Arsyad, Syachrul. 2013. Benteng Pertahanan yang Bertahan Terhadap Gempuran Zaman. (www.kompsiana.com; akses di Makassar, 15 September 2013; Pukul 22.25 WITA).
Asmunandar. 2008. Membangun Identitas Masyarakat Melalui Kota Kuna Makassar. Tesis. Yogyakarta: Universitas Gadja Mada.
Chandra, Peniel. 2013. Fort Rotterdam: Wisata Sejarah Makassar yang Hampir Kehilangan Nilai Sejarah. Makassar: Artikel pribadi.
Id.wikipedia.org. Fort Rotterdam. (akses di Makassar, 15 September 2013; Pukul 22.23 WITA).
Mulyadi, Aldi. 1999. Pengelolaan Situs Fort Rotterdam (Kajian Cultural Resource Management).

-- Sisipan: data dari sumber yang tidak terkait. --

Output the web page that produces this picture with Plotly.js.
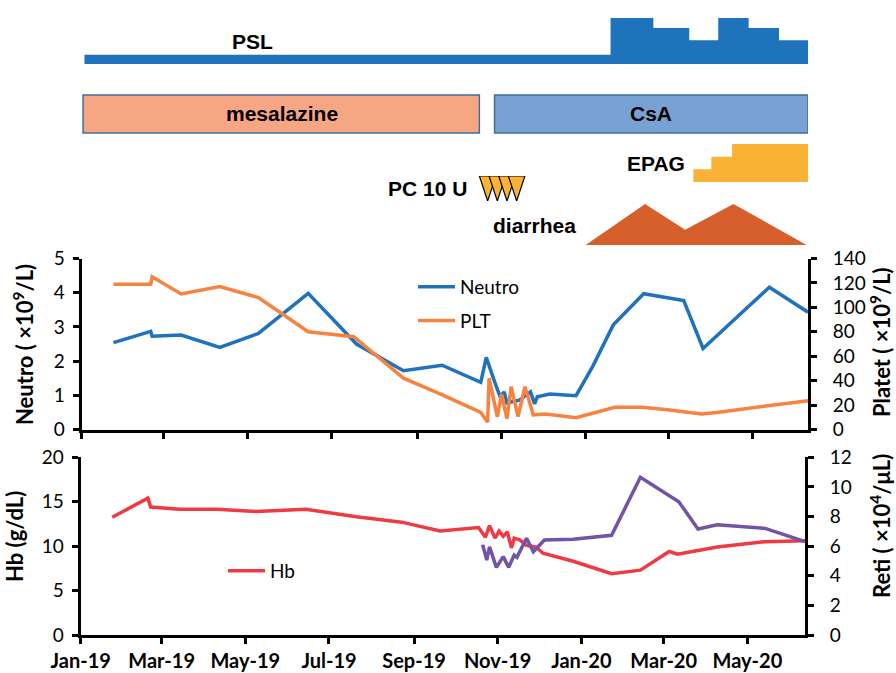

Skripsi. Makassar: Universitas Hasanuddin.
Pusat Bahasa. 2012. Kamus Besar Bahasa Indonesia (edisi IV). Jakarta : PT Gramedia Pustaka.
Taufik, Muhammad. 2012. Kunjungan Wisatawan ke Benteng Rotterdam Meningkat 50 Persen. (akses di Makassar, 15 September 2013; Pukul 21.58 WITA).